Electron charge density can give you information about concentration of charge along covalent bonds, the nearly uniform distribution of the conduction electrons in metals, the core expansion or contraction. Below a sample PROPERTIES input for calculation is reported:

ECHG
0
100
COORDINA
-4. -4. 0.0
4. -4. 0.0
4. 4. 0.0
MARGINS
2.0 2.0 2.0 2.0
END
PATO
0 0
ECHG
0
100
COORDINA
-4. -4. 0.0
4. -4. 0.0
4. 4. 0.0
MARGINS
2.0 2.0 2.0 2.0
END
END

ECHG is the keyword to activate electron charge density computation. The second line refers to the order of derivatives, followed by the number of points along the A-B segment. COORDINA keyword is followed by three lines where the cartesian coordinates of A, B and C points are specified to define the window in a plane. MARGINS keyword define the addition of margins to the window, whose width is indicated in the subsequent line. PATO keyword allows to compute with a single input also the difference map, which is very useful to gain further insights into the system. The difference map is obtained by the difference between the crystal electron density and a "reference" electron density, calculated as a superposition of atom densities.

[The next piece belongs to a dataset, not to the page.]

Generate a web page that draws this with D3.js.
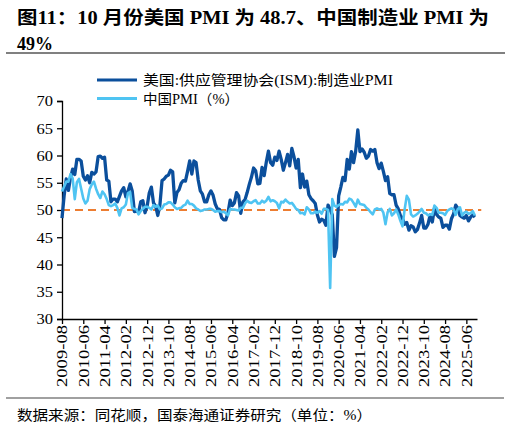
<!DOCTYPE html>
<html>
<head>
<meta charset="utf-8">
<script src="https://cdn.jsdelivr.net/npm/d3@7"></script>
<style>
  body { margin: 0; background: #fff; }
  svg { display: block; }
  text { font-family: "Liberation Serif", "Times New Roman", "Noto Sans CJK SC", serif; }
</style>
</head>
<body>
<div id="chart"></div>
<script>
// 数据：2009-08 到 2025-10，按月
var tickLabels = ["2009-08","2010-06","2011-04","2012-02","2012-12","2013-10","2014-08","2015-06",
    "2016-04","2017-02","2017-12","2018-10","2019-08","2020-06","2021-04","2022-02",
    "2022-12","2023-10","2024-08","2025-06"];

var usPmi = [
    48.5, 52.6, 55.7, 53.6, 55.9,
    57.5, 56.5, 59.3, 59.3, 59.0, 56.2, 55.5, 56.3, 55.0, 56.9, 56.6, 57.0,
    59.8, 59.9, 59.5, 59.7, 55.5, 55.3, 51.5, 52.0, 52.0, 51.5, 52.5, 53.5,
    54.1, 52.4, 53.4, 54.8, 53.5, 49.7, 49.8, 49.6, 51.5, 51.7, 49.5, 50.7,
    53.1, 54.2, 51.3, 50.7, 49.0, 50.9, 55.4, 55.7, 56.2, 56.4, 57.3, 57.0,
    51.3, 53.2, 53.7, 54.9, 55.4, 55.3, 57.1, 59.0, 56.6, 59.0, 58.7, 55.5,
    53.5, 52.9, 51.5, 51.5, 52.8, 53.5, 52.7, 51.1, 50.2, 50.1, 48.6, 48.2,
    48.2, 49.5, 51.8, 50.8, 51.3, 53.2, 52.6, 49.4, 51.5, 51.9, 53.2, 54.7,
    56.0, 57.7, 57.2, 54.8, 54.9, 57.8, 56.3, 58.8, 60.8, 58.7, 58.2, 59.7,
    59.1, 60.8, 59.3, 57.3, 58.7, 60.2, 58.1, 61.3, 59.8, 57.7, 59.3, 54.1,
    56.6, 54.2, 55.3, 52.8, 52.1, 51.7, 51.2, 49.1, 47.8, 48.3, 48.1, 47.2,
    50.9, 50.1, 49.1, 41.5, 43.1, 52.6, 54.2, 56.0, 55.4, 59.3, 57.5, 60.7,
    58.7, 60.8, 64.7, 60.7, 61.2, 60.6, 59.5, 59.9, 61.1, 60.8, 61.1, 58.7,
    57.6, 58.6, 57.1, 55.4, 56.1, 53.0, 52.8, 52.8, 50.9, 50.2, 49.0, 48.4,
    47.4, 47.7, 46.3, 47.1, 46.9, 46.0, 46.4, 47.6, 49.0, 46.7, 46.7, 47.4,
    49.1, 47.8, 50.3, 49.2, 48.7, 48.5, 46.8, 47.2, 47.2, 46.5, 48.4, 49.3,
    50.9, 50.3, 49.0, 48.7, 48.5, 49.0, 48.0, 48.7, 49.1, 48.7
];

var cnPmi = [
    53.4, 54.3, 55.2, 55.2, 56.6,
    55.8, 52.0, 55.1, 55.7, 53.9, 52.1, 51.2, 51.7, 53.8, 54.7, 55.2, 53.9,
    52.9, 52.2, 53.4, 52.9, 52.0, 50.9, 50.7, 50.9, 51.2, 50.4, 49.0, 50.3,
    50.5, 51.0, 53.1, 53.3, 50.4, 50.2, 50.1, 49.2, 49.8, 50.2, 50.6, 50.6,
    50.4, 50.1, 50.9, 50.6, 50.8, 50.1, 50.3, 51.0, 51.1, 51.4, 51.4, 51.0,
    50.5, 50.2, 50.3, 50.4, 50.8, 51.0, 51.7, 51.1, 51.1, 50.8, 50.3, 50.1,
    49.8, 49.9, 50.1, 50.1, 50.2, 50.2, 50.0, 49.7, 49.8, 49.8, 49.6, 49.7,
    49.4, 49.0, 50.2, 50.1, 50.1, 50.0, 49.9, 50.4, 50.4, 51.2, 51.7, 51.4,
    51.3, 51.6, 51.8, 51.2, 51.2, 51.7, 51.4, 51.7, 52.4, 51.6, 51.8, 51.6,
    51.3, 50.3, 51.5, 51.4, 51.9, 51.5, 51.2, 51.3, 50.8, 50.2, 50.0, 49.4,
    49.5, 49.2, 50.5, 50.1, 49.4, 49.4, 49.7, 49.5, 49.8, 49.3, 50.2, 50.2,
    50.0, 35.7, 52.0, 50.8, 50.6, 50.9, 51.1, 51.0, 51.5, 51.4, 52.1, 51.9,
    51.3, 50.6, 51.9, 51.1, 51.0, 50.9, 50.4, 50.1, 49.6, 49.2, 50.1, 50.3,
    50.1, 50.2, 49.5, 47.4, 49.6, 50.2, 49.0, 49.4, 50.1, 49.2, 48.0, 47.0,
    50.1, 52.6, 51.9, 49.2, 48.8, 49.0, 49.3, 49.7, 50.2, 49.5, 49.4, 49.0,
    49.2, 49.1, 50.8, 50.4, 49.5, 49.5, 49.4, 49.1, 49.8, 50.1, 50.3, 50.1,
    49.1, 50.2, 50.5, 49.0, 49.5, 49.7, 49.3, 49.4, 49.8, 49.0
];

var yTicks = [30, 35, 40, 45, 50, 55, 60, 65, 70];
var refLine = 50;

var W = 511, H = 428;
var plot = {left: 62, right: 477, top: 101, bottom: 319};

var svg = d3.select("#chart").append("svg")
    .attr("width", W)
    .attr("height", H);

svg.append("rect").attr("width", W).attr("height", H).attr("fill", "#fff");

// 标题
svg.append("text")
    .attr("x", 17).attr("y", 24)
    .attr("font-size", 18).attr("font-weight", "bold")
    .attr("textLength", 472).attr("lengthAdjust", "spacingAndGlyphs")
    .text("图11：10 月份美国 PMI 为 48.7、中国制造业 PMI 为");
svg.append("text")
    .attr("x", 17).attr("y", 50)
    .attr("font-size", 18).attr("font-weight", "bold")
    .text("49%");

svg.append("line")
    .attr("x1", 6).attr("x2", 505).attr("y1", 53).attr("y2", 53)
    .attr("stroke", "#808080").attr("stroke-width", 2);

// 比例尺
var x = d3.scaleLinear().domain([0, 195]).range([plot.left, plot.right]);
var y = d3.scaleLinear().domain([30, 70]).range([plot.bottom, plot.top]);

// y 轴
var yAxis = svg.append("g")
    .attr("transform", "translate(" + plot.left + ",0)")
    .call(d3.axisLeft(y).tickValues(yTicks).tickSize(5).tickPadding(4));
yAxis.select(".domain").attr("stroke", "#000").attr("stroke-width", 1.3);
yAxis.selectAll(".tick line").attr("stroke", "#000").attr("stroke-width", 1.3);
yAxis.selectAll("text")
    .attr("font-size", 14).attr("fill", "#000")
    .attr("font-family", "Liberation Serif, Times New Roman, serif")
    .attr("textLength", 16.5).attr("lengthAdjust", "spacingAndGlyphs")
    .attr("dy", "0.35em");

// x 轴
var xAxis = svg.append("g")
    .attr("transform", "translate(0," + plot.bottom + ")")
    .call(d3.axisBottom(x)
        .tickValues(d3.range(0, 195, 10))
        .tickFormat(function(d, i) { return tickLabels[i]; })
        .tickSize(5).tickSizeOuter(0));
xAxis.select(".domain").attr("stroke", "#000").attr("stroke-width", 1.3);
xAxis.selectAll(".tick line").attr("stroke", "#000").attr("stroke-width", 1.3);
xAxis.selectAll("text")
    .attr("font-size", 14).attr("fill", "#000")
    .attr("font-family", "Liberation Serif, Times New Roman, serif")
    .attr("text-anchor", "end")
    .attr("textLength", 62).attr("lengthAdjust", "spacingAndGlyphs")
    .attr("transform", "rotate(-90)")
    .attr("x", -6).attr("y", 0).attr("dy", "0.35em");

// 50 参考线
svg.append("line")
    .attr("x1", x(0)).attr("x2", x(197))
    .attr("y1", y(refLine)).attr("y2", y(refLine))
    .attr("stroke", "#ED7D31").attr("stroke-width", 2)
    .attr("stroke-dasharray", "8,5");

var line = d3.line()
    .x(function(d, i) { return x(i); })
    .y(function(d) { return y(d); });

svg.append("path")
    .datum(usPmi)
    .attr("d", line)
    .attr("fill", "none")
    .attr("stroke", "#0B4F9C")
    .attr("stroke-width", 3.3)
    .attr("stroke-linejoin", "round");

svg.append("path")
    .datum(cnPmi)
    .attr("d", line)
    .attr("fill", "none")
    .attr("stroke", "#4FC4F2")
    .attr("stroke-width", 2.6)
    .attr("stroke-linejoin", "round");

// 图例
var legend = [
    {name: "美国:供应管理协会(ISM):制造业PMI", color: "#0B4F9C", w: 3, len: 250},
    {name: "中国PMI（%）", color: "#4FC4F2", w: 3, len: 96}
];
legend.forEach(function(d, i) {
    var ly = 80 + i * 18.5;
    svg.append("line")
        .attr("x1", 97).attr("x2", 137).attr("y1", ly).attr("y2", ly)
        .attr("stroke", d.color).attr("stroke-width", d.w);
    svg.append("text")
        .attr("x", 143).attr("y", ly + 5)
        .attr("font-size", 14).attr("fill", "#000")
        .attr("textLength", d.len).attr("lengthAdjust", "spacingAndGlyphs")
        .text(d.name);
});

// 来源
svg.append("line")
    .attr("x1", 6).attr("x2", 504).attr("y1", 398).attr("y2", 398)
    .attr("stroke", "#808080").attr("stroke-width", 1.5);
svg.append("text")
    .attr("x", 17).attr("y", 420)
    .attr("font-size", 14).attr("fill", "#000")
    .attr("textLength", 355).attr("lengthAdjust", "spacingAndGlyphs")
    .text("数据来源：同花顺，国泰海通证券研究（单位：%）");
</script>
</body>
</html>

To visualize electron charge density map, you can use Crysplot:

• ‘Make a plot’
• ‘Electron charge density map’
• Import file.25 obtained as one of the outputs of the calculation



You can also visualize the difference map:

• ‘Make a plot’
• ‘Difference map from a single file’
• Import file.25 obtained as one of the outputs of the calculation



Exercise:
Calculate the electron charge density of NH₃ with all adopted functionals for the calculation of total energy of NH₃. The input will always be the same but be careful to use the correct fort.9 file where wavefunction and Hamiltonian information are stored. Which difference do you notice?